Short Answer:

In an internal combustion (IC) engine, not all the heat energy produced from fuel combustion is converted into useful work. A large part of the energy is lost in different forms such as heat through exhaust gases, cooling water, friction, radiation, and incomplete combustion. These energy losses reduce the overall efficiency of the engine.

The main energy losses in IC engines include exhaust gas loss, cooling loss, frictional loss, pumping loss, and radiation loss. Understanding these losses is very important to improve the performance and efficiency of the engine by applying proper design and maintenance practices.

Detailed Explanation :

Energy losses in IC engines

An internal combustion engine converts the chemical energy of fuel into mechanical energy through combustion inside the engine cylinder. However, this conversion is not 100% efficient because a significant amount of the heat generated is lost in different ways. These energy losses are unavoidable due to physical, mechanical, and thermal limitations of the system. The total input energy (from fuel) is thus divided into useful power output and various losses.

The energy supplied to the engine is in the form of fuel energy, and its total amount can be expressed as:
Total energy = Brake power + Friction loss + Cooling loss + Exhaust loss + Other minor losses.

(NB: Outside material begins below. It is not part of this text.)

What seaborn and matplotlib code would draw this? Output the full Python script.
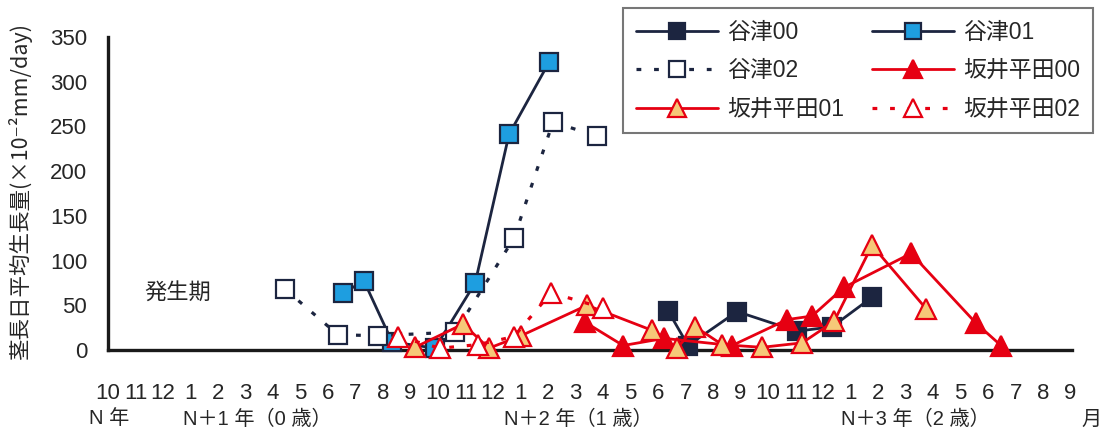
import matplotlib
matplotlib.use("Agg")
import matplotlib.pyplot as plt
import seaborn as sns

# ---- data (x = month index, 0 = Oct of year N) ----
month_labels = ["10", "11", "12",
                "1", "2", "3", "4", "5", "6", "7", "8", "9", "10", "11", "12",
                "1", "2", "3", "4", "5", "6", "7", "8", "9", "10", "11", "12",
                "1", "2", "3", "4", "5", "6", "7", "8", "9"]

yatsu00_x = [20.36, 21.09, 22.87, 25.05, 26.33, 27.78]
yatsu00_y = [44, 5, 43, 21, 26, 59]
yatsu01_x = [8.55, 9.31, 10.33, 11.89, 13.35, 14.58, 16.04]
yatsu01_y = [64, 77, 9, 2, 75, 241, 322]
yatsu02_x = [6.44, 8.36, 9.82, 12.62, 14.76, 16.18, 17.78]
yatsu02_y = [68, 17, 16, 20, 125, 255, 239]
sakai00_x = [17.35, 18.73, 20.22, 22.69, 24.69, 25.6, 26.76, 29.2, 31.56, 32.47]
sakai00_y = [31, 5, 13, 5, 34, 38, 70, 108, 30, 5]
sakai01_x = [11.16, 12.91, 13.85, 15.02, 17.42, 19.78, 20.69, 21.35, 22.33,
             23.78, 25.24, 26.4, 27.78, 29.75]
sakai01_y = [3, 29, 2, 16, 50, 22, 2, 26, 6, 3, 8, 32, 117, 46]
sakai02_x = [10.55, 12.07, 13.45, 14.76, 16.11, 18.0]
sakai02_y = [15, 2, 6, 15, 64, 47]

year_labels = ["N 年", "N＋1 年（0 歳）", "N＋2 年（1 歳）", "N＋3 年（2 歳）", "月"]
year_label_px = [109, 257, 578, 915, 1092]

sns.set_style("white")
plt.rcParams["font.family"] = ["Liberation Sans", "Noto Sans CJK JP", "DejaVu Sans"]

W, H = 1102, 430
fig = plt.figure(figsize=(W / 100, H / 100), dpi=100)
ax = fig.add_axes([108 / W, (H - 350) / H, (1072 - 108) / W, (350 - 37) / H])

navy = "#1c2540"
blue = "#1e9ee0"
red = "#e60012"
orange = "#f6c878"
dot = (0, (1.5, 4))
ms = 13.5
mew = 1.6

series = [
    ("谷津00", yatsu00_x, yatsu00_y, "s", navy, navy, navy, "-"),
    ("谷津01", yatsu01_x, yatsu01_y, "s", navy, blue, navy, "-"),
    ("谷津02", yatsu02_x, yatsu02_y, "s", navy, "white", navy, dot),
    ("坂井平田00", sakai00_x, sakai00_y, "^", red, red, red, "-"),
    ("坂井平田01", sakai01_x, sakai01_y, "^", red, orange, red, "-"),
    ("坂井平田02", sakai02_x, sakai02_y, "^", red, "white", red, dot),
]

handles = {}
for i, (name, xs, ys, mk, lc, fc, ec, ls) in enumerate(series):
    sns.lineplot(x=xs, y=ys, ax=ax, estimator=None, sort=False,
                 color=lc, linestyle=ls, linewidth=2.0 if ls == "-" else 2.3,
                 marker=mk, markersize=ms if mk == "s" else ms + 1,
                 markerfacecolor=fc, markeredgecolor=ec, markeredgewidth=mew,
                 clip_on=False, zorder=3 + i, label=name)
    handles[name] = ax.lines[-1]

ax.set_xlim(0, 35.05)
ax.set_ylim(0, 350)
ax.set_xticks(range(len(month_labels)))
ax.set_xticklabels(month_labels)
ax.set_yticks(range(0, 351, 50))

for s in ["top", "right"]:
    ax.spines[s].set_visible(False)
for s in ["left", "bottom"]:
    ax.spines[s].set_linewidth(2.4)
    ax.spines[s].set_color("#1a1a1a")

ax.tick_params(axis="x", direction="in", length=6, width=2, color="#1a1a1a",
               labelsize=16, pad=24)
ax.tick_params(axis="y", direction="in", length=6, width=2, color="#1a1a1a",
               labelsize=16, pad=15)
ax.set_xlabel("")
ax.set_ylabel("")

fig.text(20 / W, (H - 191) / H, "茎長日平均生長量(×10⁻²mm/day)",
         rotation=90, ha="center", va="center", fontsize=15.5,
         family=["Noto Sans CJK JP", "DejaVu Sans"])

ax.text(178 / W, (H - 293) / H, "発生期", transform=fig.transFigure,
        ha="center", va="center", fontsize=16)

for lab, px in zip(year_labels, year_label_px):
    fig.text(px / W, (H - 419) / H, lab, ha="center", va="center", fontsize=14.5)

order = ["谷津00", "谷津02", "坂井平田01", "谷津01", "坂井平田00", "坂井平田02"]
leg = ax.legend([handles[n] for n in order], order, ncol=2,
                loc="upper right", bbox_to_anchor=(1093 / W, (H - 8) / H),
                bbox_transform=fig.transFigure, fontsize=16.5,
                frameon=True, fancybox=False, edgecolor="#555555",
                handlelength=3.6, handletextpad=0.4, columnspacing=1.2,
                labelspacing=0.68, borderpad=0.55, markerscale=0.85,
                borderaxespad=0)
leg.get_frame().set_linewidth(1.5)

fig.savefig("out.png", dpi=100)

Let us study the major energy losses in IC engines in detail.

1. Exhaust gas losses

One of the largest energy losses in IC engines is through exhaust gases. After combustion, the gases expand and exit the cylinder at high temperature. A large part of the heat energy remains in these gases and is carried away through the exhaust pipe. In petrol and diesel engines, about 30% to 35% of total heat energy is lost this way. This heat cannot be fully recovered, but in modern engines, some of it is utilized through turbochargers or exhaust gas recirculation (EGR) systems.

2. Cooling system losses

The cooling system is necessary to prevent overheating of the engine parts. However, during this process, a considerable portion of the heat is absorbed by the cooling water or air. This heat energy is then rejected to the atmosphere through the radiator or cooling fins. Generally, 20% to 25% of the total heat energy is lost through the cooling system. Although these losses protect the engine, they also reduce the overall efficiency.

3. Frictional losses

The engine parts such as piston, crankshaft, camshaft, and valves are in constant motion, and friction occurs between them. This friction consumes a portion of the power developed in the cylinder, called friction power. The energy lost due to friction appears in the form of heat and does not contribute to useful output. Regular lubrication and smooth surface finishing help to minimize this loss, which is usually 5% to 10% of the total heat energy.

4. Pumping losses

During the suction and exhaust strokes, the engine performs work to draw in fresh air-fuel mixture and expel exhaust gases. This work, known as pumping work, is a form of energy loss. It depends on the resistance offered by the intake and exhaust systems. High pumping losses reduce volumetric efficiency and overall power output. Engine design improvements like optimized valve timing and efficient air filters help reduce this type of loss.

5. Radiation and miscellaneous losses

Some amount of heat is lost through radiation and convection from the outer surface of the engine, such as the cylinder head and block. Though small (around 2% to 3%), this energy loss is unavoidable. Other minor losses include losses due to incomplete combustion, leakage of gases past the piston rings, and mechanical vibrations.

6. Energy loss summary

In general, the total energy supplied by fuel is distributed approximately as follows:

• Brake output power (useful work): 25% to 30%
• Cooling loss: 20% to 25%
• Exhaust gas loss: 30% to 35%
• Friction and other losses: 10% to 15%

This distribution shows that only a small part of the total energy is converted into useful work, while the majority is wasted in various forms. Therefore, engineers focus on minimizing these losses through better design, materials, lubrication, and recovery systems.

7. Methods to reduce energy losses

To improve the efficiency of IC engines, several methods are used:

• Turbocharging and waste heat recovery: Utilize exhaust heat to increase air intake pressure and recover energy.
• Improved lubrication: Reduces friction losses.
• Better cooling control: Maintain optimal temperature to reduce excessive cooling losses.
• Proper combustion control: Ensure complete combustion to avoid unburnt fuel losses.
• Aerodynamic design: Minimize pumping losses through smooth flow of gases.

By applying these methods, the thermal efficiency of the engine can be increased, leading to better performance and fuel economy.

Conclusion

Energy losses in IC engines are unavoidable but can be minimized through efficient design and proper operation. The main losses occur through exhaust gases, cooling systems, friction, and radiation. By improving heat recovery systems, lubrication, and combustion efficiency, engineers can reduce these losses and enhance overall engine performance. Understanding the nature and source of these losses is essential for designing more fuel-efficient and environmentally friendly engines.